乳幼児期に湿疹など荒れた皮膚の状態が続くとアレルギー傾向となり、食物アレルギーや花粉症など吸入アレルゲンに対するアレルギーを発症しやすくなることが知られています1)。また、新生児期からの適切な保湿剤の塗布によりその後のアトピー性皮膚炎の危険性が低下することが報告されており2)、スキンケアをしっかりしてあげることがアトピー性皮膚炎の予防につながるかもしれません。
いずれにせよ、どのような湿疹であっても適切に治療を行い皮膚を健康に保つことが重要です。
【参考文献】
1)Johansson EK, et al. IgE sensitization in relation to preschool eczema and filaggrin mutation.
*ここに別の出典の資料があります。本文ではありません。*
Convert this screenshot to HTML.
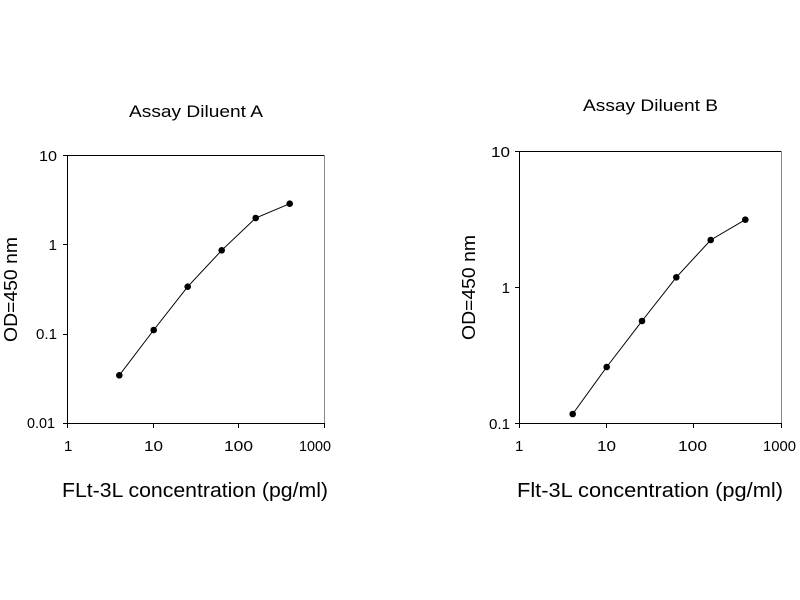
<!DOCTYPE html>
<html><head><meta charset="utf-8"><style>body{margin:0;background:#fff}svg{display:block}text{font-family:"Liberation Sans",Arial,sans-serif;fill:#000}</style></head><body>
<svg width="800" height="600" xmlns="http://www.w3.org/2000/svg">
<rect width="800" height="600" fill="#fff"/>
<!-- Left chart -->
<text x="129" y="117" font-size="16.5" textLength="134" lengthAdjust="spacingAndGlyphs">Assay Diluent A</text>
<line x1="68" y1="155.5" x2="324" y2="155.5" stroke="#000"/>
<line x1="324.5" y1="155" x2="324.5" y2="423" stroke="#888"/>
<line x1="67.5" y1="155" x2="67.5" y2="424" stroke="#000"/>
<line x1="67" y1="423.5" x2="324" y2="423.5" stroke="#000"/>
<g stroke="#000"><line x1="63" y1="155.5" x2="68" y2="155.5"/><line x1="63" y1="244.5" x2="68" y2="244.5"/><line x1="63" y1="334.5" x2="68" y2="334.5"/><line x1="63" y1="423.5" x2="68" y2="423.5"/>
<line x1="67.5" y1="423" x2="67.5" y2="428"/><line x1="153.5" y1="423" x2="153.5" y2="428"/><line x1="238.5" y1="423" x2="238.5" y2="428"/><line x1="324.5" y1="423" x2="324.5" y2="428"/></g>
<g font-size="15" text-anchor="end"><text x="57" y="161" textLength="18" lengthAdjust="spacingAndGlyphs">10</text><text x="57" y="250">1</text><text x="57" y="339" textLength="21" lengthAdjust="spacingAndGlyphs">0.1</text><text x="55" y="428" textLength="28" lengthAdjust="spacingAndGlyphs">0.01</text></g>
<g font-size="15"><text x="64" y="451">1</text><text x="144" y="451" textLength="19" lengthAdjust="spacingAndGlyphs">10</text><text x="224" y="451" textLength="29" lengthAdjust="spacingAndGlyphs">100</text><text x="299" y="451" textLength="32" lengthAdjust="spacingAndGlyphs">1000</text></g>
<text transform="translate(17,342) rotate(-90)" font-size="18.5" textLength="105" lengthAdjust="spacingAndGlyphs">OD=450 nm</text>
<text x="62" y="497" font-size="20" textLength="266" lengthAdjust="spacingAndGlyphs">FLt-3L concentration (pg/ml)</text>
<polyline points="119.3,375.3 153.7,330 187.7,286.7 221.7,250.3 255.7,218 289.7,203.7" fill="none" stroke="#000"/>
<g fill="#000"><circle cx="119.3" cy="375.3" r="3.3"/><circle cx="153.7" cy="330" r="3.3"/><circle cx="187.7" cy="286.7" r="3.3"/><circle cx="221.7" cy="250.3" r="3.3"/><circle cx="255.7" cy="218" r="3.3"/><circle cx="289.7" cy="203.7" r="3.3"/></g>
<!-- Right chart -->
<text x="583" y="111" font-size="16.5" textLength="135" lengthAdjust="spacingAndGlyphs">Assay Diluent B</text>
<line x1="519" y1="151.5" x2="781" y2="151.5" stroke="#000"/>
<line x1="781.5" y1="151" x2="781.5" y2="423" stroke="#888"/>
<line x1="519.5" y1="151" x2="519.5" y2="424" stroke="#000"/>
<line x1="519" y1="423.5" x2="781" y2="423.5" stroke="#000"/>
<g stroke="#000"><line x1="515" y1="151.5" x2="520" y2="151.5"/><line x1="515" y1="287.5" x2="520" y2="287.5"/><line x1="515" y1="423.5" x2="520" y2="423.5"/>
<line x1="519.5" y1="423" x2="519.5" y2="428"/><line x1="606.5" y1="423" x2="606.5" y2="428"/><line x1="693.5" y1="423" x2="693.5" y2="428"/><line x1="781.5" y1="423" x2="781.5" y2="428"/></g>
<g font-size="15" text-anchor="end"><text x="510" y="157" textLength="19" lengthAdjust="spacingAndGlyphs">10</text><text x="510" y="293">1</text><text x="510" y="429" textLength="21" lengthAdjust="spacingAndGlyphs">0.1</text></g>
<g font-size="15"><text x="515" y="451">1</text><text x="597" y="451" textLength="19" lengthAdjust="spacingAndGlyphs">10</text><text x="678" y="451" textLength="29" lengthAdjust="spacingAndGlyphs">100</text><text x="763" y="451" textLength="33" lengthAdjust="spacingAndGlyphs">1000</text></g>
<text transform="translate(475,340) rotate(-90)" font-size="18.5" textLength="105" lengthAdjust="spacingAndGlyphs">OD=450 nm</text>
<text x="517" y="497" font-size="20" textLength="266" lengthAdjust="spacingAndGlyphs">Flt-3L concentration (pg/ml)</text>
<polyline points="572.7,414 606.7,367 642,321 676.3,277.3 710.7,240 745.3,219.7" fill="none" stroke="#000"/>
<g fill="#000"><circle cx="572.7" cy="414" r="3.3"/><circle cx="606.7" cy="367" r="3.3"/><circle cx="642" cy="321" r="3.3"/><circle cx="676.3" cy="277.3" r="3.3"/><circle cx="710.7" cy="240" r="3.3"/><circle cx="745.3" cy="219.7" r="3.3"/></g>
</svg>
</body></html>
J allergy Clin Immunol. 2017; 140:1572-1579.e5.
2)Horimukai K, et al. Application of moisturizer to neonates prevents development of atopic dermatitis. J Allery Clin Immunol. 2014 Oct;134(4):824-830.e6.
以上、乳児湿疹についてお話させていただきました。
最後までご覧いただきありがとうございました。